--- Begin ---
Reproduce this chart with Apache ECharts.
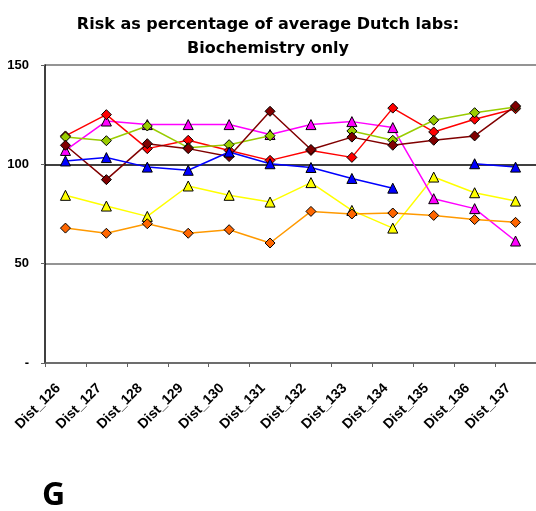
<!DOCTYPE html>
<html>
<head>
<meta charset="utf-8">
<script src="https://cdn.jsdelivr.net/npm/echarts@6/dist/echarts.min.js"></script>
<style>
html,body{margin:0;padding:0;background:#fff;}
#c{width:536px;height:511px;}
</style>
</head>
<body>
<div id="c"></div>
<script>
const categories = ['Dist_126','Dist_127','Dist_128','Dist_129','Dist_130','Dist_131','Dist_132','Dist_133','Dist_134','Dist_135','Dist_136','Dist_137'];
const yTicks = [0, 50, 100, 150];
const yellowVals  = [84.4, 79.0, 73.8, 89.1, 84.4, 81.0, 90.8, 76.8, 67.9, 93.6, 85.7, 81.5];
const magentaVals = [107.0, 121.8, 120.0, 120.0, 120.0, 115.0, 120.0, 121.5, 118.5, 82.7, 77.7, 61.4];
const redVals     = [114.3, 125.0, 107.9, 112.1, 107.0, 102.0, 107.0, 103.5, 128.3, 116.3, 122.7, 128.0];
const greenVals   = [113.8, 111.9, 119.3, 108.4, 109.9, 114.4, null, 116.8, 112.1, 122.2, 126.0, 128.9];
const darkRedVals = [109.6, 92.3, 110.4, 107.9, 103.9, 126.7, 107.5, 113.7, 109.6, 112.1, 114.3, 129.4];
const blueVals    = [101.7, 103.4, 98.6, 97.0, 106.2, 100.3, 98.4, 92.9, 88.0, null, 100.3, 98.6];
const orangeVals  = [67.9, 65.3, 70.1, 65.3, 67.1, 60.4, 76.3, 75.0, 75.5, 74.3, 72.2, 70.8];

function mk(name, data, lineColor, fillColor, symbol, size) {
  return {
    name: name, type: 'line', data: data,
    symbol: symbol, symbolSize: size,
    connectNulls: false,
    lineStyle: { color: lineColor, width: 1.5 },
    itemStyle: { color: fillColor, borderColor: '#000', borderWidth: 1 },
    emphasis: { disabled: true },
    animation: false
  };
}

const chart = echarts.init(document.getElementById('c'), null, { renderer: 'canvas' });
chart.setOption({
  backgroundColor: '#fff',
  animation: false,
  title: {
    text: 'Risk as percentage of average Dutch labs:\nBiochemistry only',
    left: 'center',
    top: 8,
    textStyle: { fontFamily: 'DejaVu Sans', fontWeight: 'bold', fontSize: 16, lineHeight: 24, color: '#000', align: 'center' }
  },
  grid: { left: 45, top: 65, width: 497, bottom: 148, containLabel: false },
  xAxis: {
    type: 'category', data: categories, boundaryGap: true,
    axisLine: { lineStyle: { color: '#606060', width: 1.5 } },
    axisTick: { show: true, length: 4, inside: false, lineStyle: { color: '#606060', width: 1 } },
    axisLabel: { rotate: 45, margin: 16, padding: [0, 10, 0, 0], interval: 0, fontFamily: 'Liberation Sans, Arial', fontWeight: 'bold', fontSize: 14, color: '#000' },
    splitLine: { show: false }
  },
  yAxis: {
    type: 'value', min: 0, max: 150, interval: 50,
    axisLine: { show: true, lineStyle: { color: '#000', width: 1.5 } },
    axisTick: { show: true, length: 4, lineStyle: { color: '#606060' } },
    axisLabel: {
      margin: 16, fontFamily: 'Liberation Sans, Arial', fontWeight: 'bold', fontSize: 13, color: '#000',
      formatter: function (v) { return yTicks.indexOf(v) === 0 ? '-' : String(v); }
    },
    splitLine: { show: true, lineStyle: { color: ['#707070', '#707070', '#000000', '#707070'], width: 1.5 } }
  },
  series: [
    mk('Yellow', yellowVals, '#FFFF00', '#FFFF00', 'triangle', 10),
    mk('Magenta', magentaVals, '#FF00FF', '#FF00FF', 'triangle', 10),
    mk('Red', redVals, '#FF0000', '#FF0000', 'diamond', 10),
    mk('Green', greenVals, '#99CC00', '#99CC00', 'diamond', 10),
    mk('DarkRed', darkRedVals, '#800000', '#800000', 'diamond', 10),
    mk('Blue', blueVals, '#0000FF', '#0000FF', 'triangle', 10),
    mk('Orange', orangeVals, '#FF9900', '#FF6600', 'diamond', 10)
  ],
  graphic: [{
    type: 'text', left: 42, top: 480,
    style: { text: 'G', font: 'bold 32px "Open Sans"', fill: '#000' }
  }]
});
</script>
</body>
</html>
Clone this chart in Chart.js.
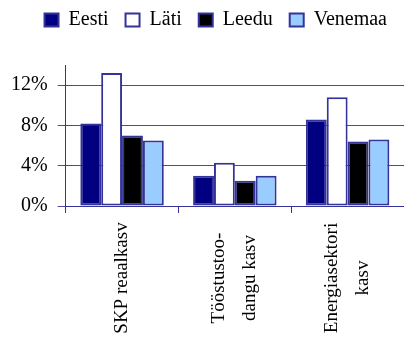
--- End ---
What the task asks: In your copy of the listing above, reproduce each line exactly and omit all pictures.

Answer to the task:
Reproduce this chart with Apache ECharts.
<!DOCTYPE html>
<html>
<head>
<meta charset="utf-8">
<script src="https://cdn.jsdelivr.net/npm/echarts@6/dist/echarts.min.js"></script>
<style>
html,body{margin:0;padding:0;background:#fff;}
#c{width:536px;height:511px;}
</style>
</head>
<body>
<div id="c"></div>
<script>
const categories = ['Dist_126','Dist_127','Dist_128','Dist_129','Dist_130','Dist_131','Dist_132','Dist_133','Dist_134','Dist_135','Dist_136','Dist_137'];
const yTicks = [0, 50, 100, 150];
const yellowVals  = [84.4, 79.0, 73.8, 89.1, 84.4, 81.0, 90.8, 76.8, 67.9, 93.6, 85.7, 81.5];
const magentaVals = [107.0, 121.8, 120.0, 120.0, 120.0, 115.0, 120.0, 121.5, 118.5, 82.7, 77.7, 61.4];
const redVals     = [114.3, 125.0, 107.9, 112.1, 107.0, 102.0, 107.0, 103.5, 128.3, 116.3, 122.7, 128.0];
const greenVals   = [113.8, 111.9, 119.3, 108.4, 109.9, 114.4, null, 116.8, 112.1, 122.2, 126.0, 128.9];
const darkRedVals = [109.6, 92.3, 110.4, 107.9, 103.9, 126.7, 107.5, 113.7, 109.6, 112.1, 114.3, 129.4];
const blueVals    = [101.7, 103.4, 98.6, 97.0, 106.2, 100.3, 98.4, 92.9, 88.0, null, 100.3, 98.6];
const orangeVals  = [67.9, 65.3, 70.1, 65.3, 67.1, 60.4, 76.3, 75.0, 75.5, 74.3, 72.2, 70.8];

function mk(name, data, lineColor, fillColor, symbol, size) {
  return {
    name: name, type: 'line', data: data,
    symbol: symbol, symbolSize: size,
    connectNulls: false,
    lineStyle: { color: lineColor, width: 1.5 },
    itemStyle: { color: fillColor, borderColor: '#000', borderWidth: 1 },
    emphasis: { disabled: true },
    animation: false
  };
}

const chart = echarts.init(document.getElementById('c'), null, { renderer: 'canvas' });
chart.setOption({
  backgroundColor: '#fff',
  animation: false,
  title: {
    text: 'Risk as percentage of average Dutch labs:\nBiochemistry only',
    left: 'center',
    top: 8,
    textStyle: { fontFamily: 'DejaVu Sans', fontWeight: 'bold', fontSize: 16, lineHeight: 24, color: '#000', align: 'center' }
  },
  grid: { left: 45, top: 65, width: 497, bottom: 148, containLabel: false },
  xAxis: {
    type: 'category', data: categories, boundaryGap: true,
    axisLine: { lineStyle: { color: '#606060', width: 1.5 } },
    axisTick: { show: true, length: 4, inside: false, lineStyle: { color: '#606060', width: 1 } },
    axisLabel: { rotate: 45, margin: 16, padding: [0, 10, 0, 0], interval: 0, fontFamily: 'Liberation Sans, Arial', fontWeight: 'bold', fontSize: 14, color: '#000' },
    splitLine: { show: false }
  },
  yAxis: {
    type: 'value', min: 0, max: 150, interval: 50,
    axisLine: { show: true, lineStyle: { color: '#000', width: 1.5 } },
    axisTick: { show: true, length: 4, lineStyle: { color: '#606060' } },
    axisLabel: {
      margin: 16, fontFamily: 'Liberation Sans, Arial', fontWeight: 'bold', fontSize: 13, color: '#000',
      formatter: function (v) { return yTicks.indexOf(v) === 0 ? '-' : String(v); }
    },
    splitLine: { show: true, lineStyle: { color: ['#707070', '#707070', '#000000', '#707070'], width: 1.5 } }
  },
  series: [
    mk('Yellow', yellowVals, '#FFFF00', '#FFFF00', 'triangle', 10),
    mk('Magenta', magentaVals, '#FF00FF', '#FF00FF', 'triangle', 10),
    mk('Red', redVals, '#FF0000', '#FF0000', 'diamond', 10),
    mk('Green', greenVals, '#99CC00', '#99CC00', 'diamond', 10),
    mk('DarkRed', darkRedVals, '#800000', '#800000', 'diamond', 10),
    mk('Blue', blueVals, '#0000FF', '#0000FF', 'triangle', 10),
    mk('Orange', orangeVals, '#FF9900', '#FF6600', 'diamond', 10)
  ],
  graphic: [{
    type: 'text', left: 42, top: 480,
    style: { text: 'G', font: 'bold 32px "Open Sans"', fill: '#000' }
  }]
});
</script>
</body>
</html>
Clone this chart in Chart.js.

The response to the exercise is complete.